● What you should do: Each line from the top of the listing through the one holding "CartesianGrid, Cell, LabelList" should be restated word for word, with nothing added and no pictures.

● Dataset content:
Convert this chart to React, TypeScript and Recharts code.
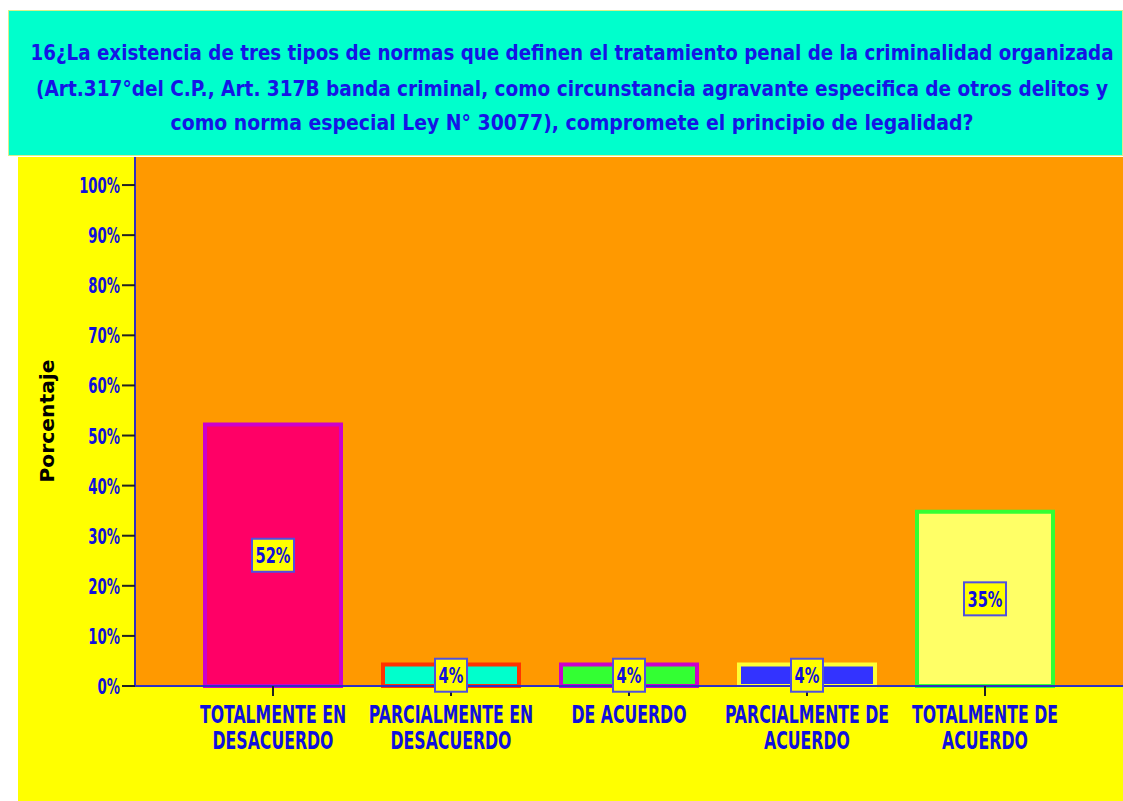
import React from 'react'
import { BarChart, Bar, XAxis, YAxis, CartesianGrid, Cell, LabelList } from 'recharts'

const CATEGORIES = [
  'TOTALMENTE EN DESACUERDO',
  'PARCIALMENTE EN DESACUERDO',
  'DE ACUERDO',
  'PARCIALMENTE DE ACUERDO',
  'TOTALMENTE DE ACUERDO',
]
const PERCENTS = [52.2, 4.3, 4.3, 4.3, 34.8]
const Y_TICKS = [0, 10, 20, 30, 40, 50, 60, 70, 80, 90, 100]
const FILLS = ['#FF0066', '#00FFCC', '#33FF33', '#3333FF', '#FFFF66']
const STROKES = ['#CC00CC', '#FF3300', '#CC00CC', '#FFFF33', '#33FF33']
const TITLE_LINES = [
  '16¿La existencia de tres tipos de normas que definen el tratamiento penal de la criminalidad organizada',
  '(Art.317°del C.P., Art. 317B banda criminal, como circunstancia agravante especifica de otros delitos y',
  'como norma especial Ley N° 30077), compromete el principio de legalidad?',
]

const data = CATEGORIES.map((name, i) => ({ name, value: PERCENTS[i] }))

const FONT = '"DejaVu Sans Condensed", "DejaVu Sans", sans-serif'
const BLUE = '#1010DD'

// break before the last word when the label has more than two words
const splitLabel = (s: string) => {
  const words = s.split(' ')
  if (words.length <= 2) return [s]
  return [words.slice(0, -1).join(' '), words[words.length - 1]]
}

const XTick = ({ x, y, payload }: any) => {
  const lines = splitLabel(payload.value)
  return (
    <g transform={`translate(${x},${y})`}>
      {lines.map((l, i) => (
        <text
          key={i}
          transform={`translate(0,${25 + i * 26}) scale(0.7,1)`}
          textAnchor="middle"
          fill={BLUE}
          fontFamily={FONT}
          fontWeight="bold"
          fontSize={25}
        >
          {l}
        </text>
      ))}
    </g>
  )
}

const YTick = ({ x, y, payload }: any) => (
  <g transform={`translate(${x},${y})`}>
    <text
      transform={`scale(0.7,1)`}
      textAnchor="end"
      dy={8}
      fill={BLUE}
      fontFamily={FONT}
      fontWeight="bold"
      fontSize={21}
    >
      {payload.value}%
    </text>
  </g>
)

const ValueLabel = (props: any) => {
  const { x, y, width, height, value } = props
  const cx = x + width / 2
  const cy = y + height / 2
  const txt = `${Math.round(value)}%`
  const w = 12 + txt.length * 10
  return (
    <g>
      <rect
        x={cx - w / 2}
        y={cy - 16.5}
        width={w}
        height={33}
        fill="#FFFF00"
        stroke="#5050E0"
        strokeWidth={2}
      />
      <g transform={`translate(${cx},${cy + 8})`}>
        <text
          transform="scale(0.74,1)"
          textAnchor="middle"
          fill={BLUE}
          fontFamily={FONT}
          fontWeight="bold"
          fontSize={22}
        >
          {txt}
        </text>
      </g>
    </g>
  )
}

const YLabel = () => (
  <text
    x={36}
    y={264}
    transform="rotate(-90 36 264)"
    textAnchor="middle"
    fill="#000"
    fontFamily={FONT}
    fontWeight="bold"
    fontSize={20}
    textLength={123}
    lengthAdjust="spacingAndGlyphs"
  >
    Porcentaje
  </text>
)

const TITLE_WIDTHS = [1083, 1072, 803]
const TITLE_BASES = [50, 86, 120]

export default function App() {
  return (
    <div
      style={{
        position: 'absolute',
        left: 0,
        top: 0,
        width: 1123,
        height: 801,
        background: '#fff',
        overflow: 'hidden',
      }}
    >
      <div
        style={{
          position: 'absolute',
          left: 18,
          top: 157,
          width: 1105,
          height: 644,
          background: '#FFFF00',
        }}
      >
        <BarChart
          width={1105}
          height={644}
          data={data}
          margin={{ top: 0, right: 0, bottom: 0, left: 0 }}
          barCategoryGap={21}
        >
          <CartesianGrid fill="#FF9900" horizontal={false} vertical={false} stroke="none" />
          <XAxis
            dataKey="name"
            interval={0}
            height={115}
            padding={{ left: 49, right: 49 }}
            axisLine={{ stroke: '#3030C0', strokeWidth: 2 }}
            tickLine={{ stroke: '#222', strokeWidth: 2 }}
            tickSize={10}
            tick={<XTick />}
          />
          <YAxis
            width={117}
            domain={[0, 105.6]}
            ticks={Y_TICKS}
            interval={0}
            axisLine={{ stroke: '#3030C0', strokeWidth: 2 }}
            tickLine={{ stroke: '#222', strokeWidth: 2 }}
            tickSize={13}
            tick={<YTick />}
            label={{ content: () => <YLabel /> }}
          />
          <Bar dataKey="value" strokeWidth={4} isAnimationActive={false}>
            {data.map((d, i) => (
              <Cell key={d.name} fill={FILLS[i]} stroke={STROKES[i]} />
            ))}
            <LabelList dataKey="value" content={<ValueLabel />} />
          </Bar>
        </BarChart>
      </div>
      <div
        style={{
          position: 'absolute',
          left: 8,
          top: 10,
          width: 1115,
          height: 146,
          background: '#00FFCC',
          boxShadow: 'inset 0 0 0 1px #D8F08A',
        }}
      >
        <svg width={1115} height={146}>
          {TITLE_LINES.map((l, i) => (
            <text
              key={i}
              x={564}
              y={TITLE_BASES[i]}
              textAnchor="middle"
              fill="#1515E5"
              fontFamily={FONT}
              fontWeight="bold"
              fontSize={21}
              textLength={TITLE_WIDTHS[i]}
              lengthAdjust="spacingAndGlyphs"
            >
              {l}
            </text>
          ))}
        </svg>
      </div>
    </div>
  )
}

● Solution to this task:
Convert this chart to React, TypeScript and Recharts code.
import React from 'react'
import { BarChart, Bar, XAxis, YAxis, CartesianGrid, Cell, LabelList } from 'recharts'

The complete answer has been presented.